Interesting fact: The title of Vikram Chandra's first novel is taken from a Tamil poem that is amongst the oldest available, dating to approximately 200CE. 'Red Earth and Pouring Rain' refers to the first monsoon rains of the season falling on the dry, parched soil of the red-earthed hills.
Red Earth and Pouring Rain
What could my mother be
to yours? What kin is my father
to yours anyway? And how
Did you and I meet ever?
But in love
our hearts have mingled
as red earth and pouring rain
I first heard of Red Earth and Pouring Rain about three ago, when I spotted it on a friend's bookshelf. A few months later, I nabbed a copy for myself at a used book sale, but since then it has been lingering on my bookshelf. I'm so glad I added it to the Chunkster Challenge, as it is a wonderful book.
Red Earth and Pouring Rain bursts with stories in a language that is powerful and emotional. You are quickly introduced to a dizzying array of characters whose stories are slowly woven together as the novel progresses. At the center of this is Sanjay Paraher, for it is he, once a 19th century Brahmin poet, who has been reincarnated as the typing monkey that is relaying these tales to a captive audience. (Yes, you read that correctly--a typing monkey.)
Rounding out the tales, but not necessarily enhancing the storyline, are the adventures of a young Indian's journey across modern-day America. Many of the characters making an appearance in the novel are based on real historical figures that played a part in the colonizing of India. In the fashion of a true storyteller, you never quite know where you're going to end up. But ultimately, Red Earth and Pouring Rain is a story about redemption.
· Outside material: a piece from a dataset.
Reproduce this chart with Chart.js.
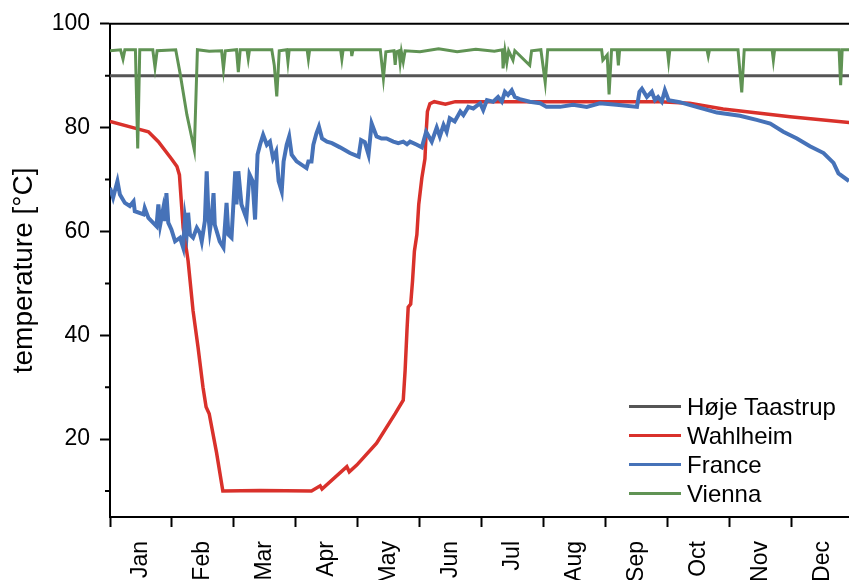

What brought this novel down a notch is the stories of Abhay, the Indian who went to college in America. It was hard on the senses to be transported from epic battles, Rajput chidren born of magic laddoos, and immortality, to somewhat annoying college students that drive while intoxicated and high on cocaine. I assume there is some sort of symbolic connection between the two stories, but I didn't quite catch it.
How to tell a story properly:
A calm storyteller must tell the story to an audience of educated, discriminating listeners, in a setting of sylvan beauty and silence. Thus the story is perfect in itself, complete and whole. So it has always been, so it must be.
-and-
All stories have in them the seed of all other stories; any story, if continued long enough, becomes other stories, and she is no true storyteller who would keep this from you.
The beginning of colonization in India:
Though cities are often destroyed, sometimes they do not vanish, sometimes they become invisible and invade the hearts and minds of the destroyers, who then live forever changed. So the newcomers and the old ones collided and metamorphosed into a thing wholly new and unutterably old, fell into new orbits around new centres of gravity.
The endurance of hope:
Then they were both quiet, and they walked on, their faces set towards the sunrise, night their sanctuary: in this fragile darkness, delivered of the malignant judgements of reason, the past and present are the same, and the future is lit by the radiant light of hope, and the spirits of your ancestors walk beside you; in the trembling of the earth underneath and the movements of indistinct animals is all the pain of the mother, who loves the universe and makes it well.